Женщины в "Одиссее" настолько изображены живо и выразительно, что один английский исследователь (Samuel Buller, The authoress of the Odyssey, London, 1897.) даже предполагал, что "Одиссея" написана женщиной. Испуганные служанки Навсикаи бегут на край мыса, где их легче всего можно было бы поймать (VI, 138). Навсикая выходит навстречу неведомому чужестранцу в сознании того, что ее красота и ее положение царской дочери вполне ее защитят. И она не ошиблась. Одиссей, как известно, весьма высоко оценил ее красоту.
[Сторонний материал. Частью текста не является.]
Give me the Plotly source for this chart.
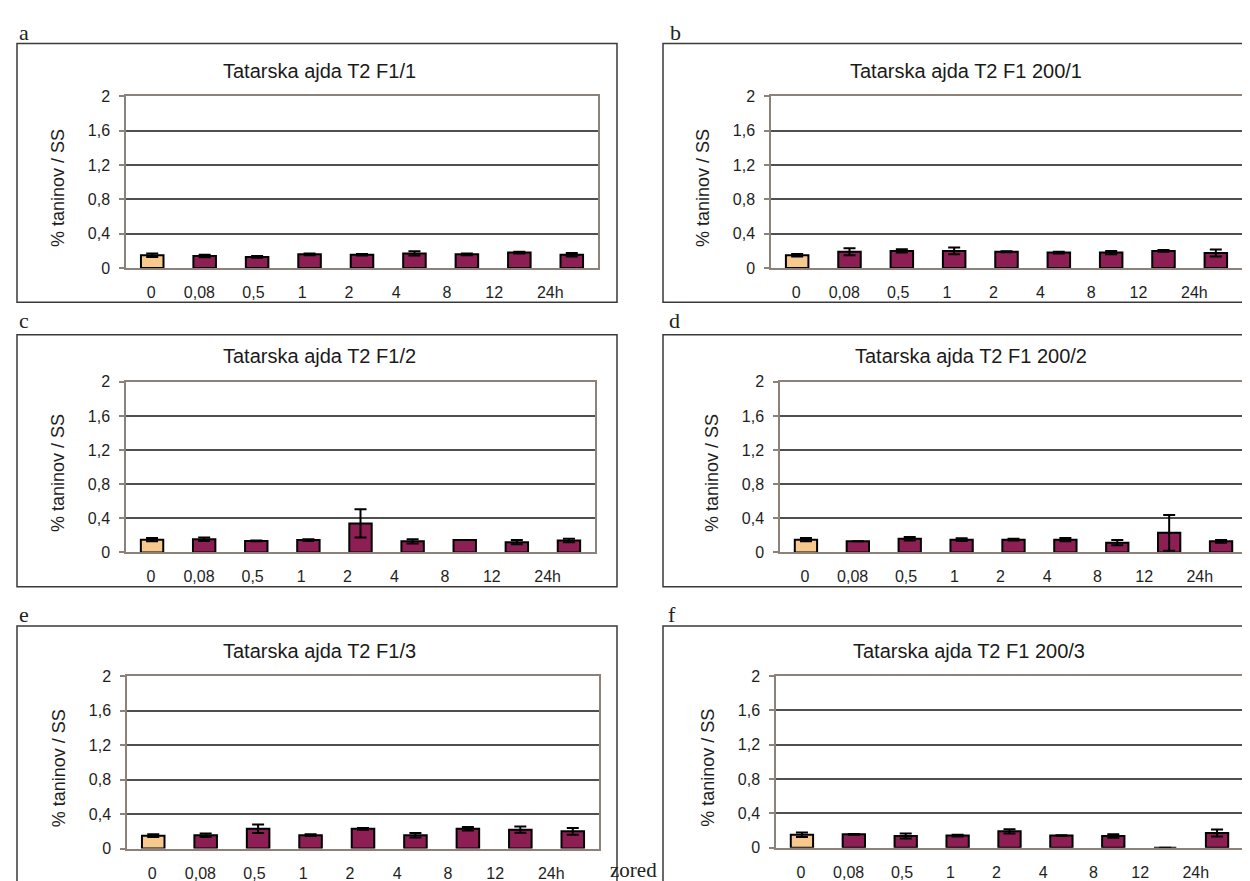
import plotly.graph_objects as go

W, H = 1250, 881

# ---------------- data ----------------
categories = ["0", "0,08", "0,5", "1", "2", "4", "8", "12", "24h"]
titles = ["Tatarska ajda T2 F1/1", "Tatarska ajda T2 F1 200/1",
          "Tatarska ajda T2 F1/2", "Tatarska ajda T2 F1 200/2",
          "Tatarska ajda T2 F1/3", "Tatarska ajda T2 F1 200/3"]
panel_letters = ["a", "b", "c", "d", "e", "f"]
y_title = "% taninov / SS"
y_ticks = [0, 0.4, 0.8, 1.2, 1.6, 2]

values_a = [0.15, 0.14, 0.13, 0.16, 0.155, 0.17, 0.16, 0.18, 0.155]
errors_a = [0.02, 0.015, 0.01, 0.01, 0.01, 0.025, 0.01, 0.01, 0.02]
values_b = [0.15, 0.19, 0.20, 0.20, 0.19, 0.18, 0.18, 0.20, 0.175]
errors_b = [0.015, 0.04, 0.02, 0.04, 0.005, 0.01, 0.02, 0.01, 0.04]
values_c = [0.15, 0.155, 0.135, 0.145, 0.34, 0.13, 0.145, 0.12, 0.14]
errors_c = [0.02, 0.02, 0.005, 0.01, 0.165, 0.025, 0.0, 0.025, 0.02]
values_d = [0.15, 0.13, 0.16, 0.15, 0.15, 0.15, 0.115, 0.23, 0.13]
errors_d = [0.02, 0.0, 0.02, 0.015, 0.01, 0.02, 0.03, 0.21, 0.015]
values_e = [0.15, 0.155, 0.23, 0.155, 0.23, 0.155, 0.23, 0.22, 0.20]
errors_e = [0.015, 0.02, 0.05, 0.01, 0.01, 0.025, 0.02, 0.035, 0.04]
values_f = [0.15, 0.155, 0.135, 0.14, 0.19, 0.14, 0.135, 0.0, 0.17]
errors_f = [0.025, 0.005, 0.03, 0.01, 0.025, 0.005, 0.02, 0.0, 0.04]

all_values = [values_a, values_b, values_c, values_d, values_e, values_f]
all_errors = [errors_a, errors_b, errors_c, errors_d, errors_e, errors_f]

# ---------------- layout (pixels) ----------------
# plot areas: (left, right, top, bottom)
plot_boxes = [(118, 590, 82, 257), (763, 1234, 82, 257),
              (118, 587, 373, 547), (772, 1239, 373, 547),
              (119, 591, 673, 849), (768, 1235, 673, 848)]
# outer frames: (left, right, top, bottom)
frames = [(9, 609, 28, 292), (655, 1262, 28, 292),
          (9, 609, 325, 582), (655, 1262, 325, 582),
          (9, 609, 622, 900), (655, 1262, 622, 900)]
title_pos = [(311, 56), (958, 56), (311, 347), (963, 347), (311, 647), (961, 647)]
letter_pos = [(9, 17), (660, 17), (9, 311), (659, 311), (9, 610), (658, 610)]
# x positions (in bar-slot units) where the category labels sit
label_slots = [-0.02, 0.9, 1.93, 2.86, 3.75, 4.65, 5.62, 6.52, 7.59]

PEACH = "#F8C98E"
MAROON = "#8E1F55"
GRID = "#4f4f4f"
AXIS = "#8c8279"
SANS = "Liberation Sans, Arial, sans-serif"
SERIF = "Liberation Serif, Times New Roman, serif"


def px(x):
    return x / W


def py(y):
    return 1 - y / H


fig = go.Figure()
annotations = []
shapes = []

for i in range(6):
    l, r, t, b = plot_boxes[i]
    xa = "x" if i == 0 else f"x{i+1}"
    ya = "y" if i == 0 else f"y{i+1}"
    colors = [PEACH] + [MAROON] * (len(categories) - 1)
    fig.add_trace(go.Bar(
        x=list(range(len(categories))), y=all_values[i],
        width=0.43,
        marker=dict(color=colors, line=dict(color="black", width=2)),
        error_y=dict(type="data", array=all_errors[i], visible=True,
                     color="black", thickness=2, width=6),
        xaxis=xa, yaxis=ya, showlegend=False, hoverinfo="skip"))

    xkey = "xaxis" if i == 0 else f"xaxis{i+1}"
    ykey = "yaxis" if i == 0 else f"yaxis{i+1}"
    fig.update_layout({
        xkey: dict(domain=[px(l), px(r)], anchor=ya, range=[-0.5, 8.5],
                   tickmode="array", tickvals=label_slots, ticktext=categories,
                   ticks="outside", ticklen=9, tickcolor="rgba(0,0,0,0)",
                   tickfont=dict(family=SANS, size=16, color="#1e1e1e"),
                   showgrid=False, zeroline=False,
                   showline=True, linecolor=AXIS, linewidth=1.5, mirror=True,
                   fixedrange=True),
        ykey: dict(domain=[py(b), py(t)], anchor=xa, range=[0, 2],
                   tickmode="array", tickvals=y_ticks,
                   ticks="outside", ticklen=5, tickcolor=AXIS, tickwidth=1.5,
                   ticklabelstandoff=6,
                   tickfont=dict(family=SANS, size=16, color="#1e1e1e"),
                   showgrid=True, gridcolor=GRID, gridwidth=1.5,
                   zeroline=False,
                   showline=True, linecolor=AXIS, linewidth=1.5, mirror=True,
                   fixedrange=True),
    })

    # outer frame
    fl, fr, ft, fb = frames[i]
    shapes.append(dict(type="rect", xref="paper", yref="paper",
                       x0=px(fl), x1=px(fr), y0=py(fb), y1=py(ft),
                       line=dict(color="#3a3a3a", width=1.5),
                       fillcolor="white", layer="below"))

    tx, ty = title_pos[i]
    annotations.append(dict(text=titles[i], x=px(tx), y=py(ty), xref="paper", yref="paper",
                            xanchor="center", yanchor="middle", showarrow=False,
                            font=dict(family=SANS, size=20, color="#1a1a1a")))
    annotations.append(dict(text=y_title, x=px(l - 68), y=py((t + b) / 2 + 6),
                            xref="paper", yref="paper", textangle=-90,
                            xanchor="center", yanchor="middle", showarrow=False,
                            font=dict(family=SANS, size=18, color="#1e1e1e")))
    lx, ly = letter_pos[i]
    annotations.append(dict(text=panel_letters[i], x=px(lx), y=py(ly), xref="paper", yref="paper",
                            xanchor="left", yanchor="middle", showarrow=False,
                            font=dict(family=SERIF, size=22, color="#222")))

# caption fragment peeking out between the lower panels
annotations.append(dict(text="zored", x=px(600), y=py(871), xref="paper", yref="paper",
                        xanchor="left", yanchor="middle", showarrow=False,
                        font=dict(family=SERIF, size=21, color="#222")))

fig.update_layout(
    width=W, height=H,
    margin=dict(l=0, r=0, t=0, b=0),
    paper_bgcolor="white", plot_bgcolor="white",
    separators=",.",
    bargap=0.5,
    shapes=shapes,
    annotations=annotations,
)

fig.write_html("out.html")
И когда она говорит о желательности для себя именно такого супруга, как Одиссей, то всем ясно, а может быть, и ей самой, что она именно самого Одиссея хотела бы иметь своим мужем (344 слог). Такая же жизненность и реализм и такая же сознательная заинтересованность в своих делах сквозит и в отношении Евриклеи к своему воспитаннику Телемаху (I, 439, XVIII, 22), равно как и в ее сообщении Пенелопе о прибытии Одиссея и об избиении женихов (XXIII, 5-31), сообщении, в котором волнение Евриклеи доходит даже до искажения речи (XXIII, 28).

Кауэр (указанное сочинение, 601) говорит, что даже такой стандартный прием у Гомера, как швыряние разными предметами в Одиссея в сценах с разъяренными женихами, отнюдь не является простым повторением одного и того же мотива или пустым, психологически не обоснованным стандартом. Разозленный Антиной швыряет в Одиссея скамейкой (Одиссея, XVI, 458–465), попадает ему в плечо, и тот остается неподвижным как скала, затаивши злую мысль. Евримах, тоже взбешенный поведением Одиссея, опять швыряет в него скамейку, причем тот отклоняется, и скамейка попадает в Амфинома, который с глухим стоном падает навзничь (XVIII, 394–398). Ктесипп, богатейший претендент на руку Пенелопы, с злобной иронией швыряет коровью ногу в Одиссея, но попадает в стену, вызывая у Одиссея тайную насмешливую улыбку (XX, 299–302). Во всех этих трех случаях совершенно разная мотивировка одного и того же приема, совершенно разная картина и весьма различный результат. Эпический стандарт оказался здесь воплощенным в три совершенно самостоятельных художественных образа.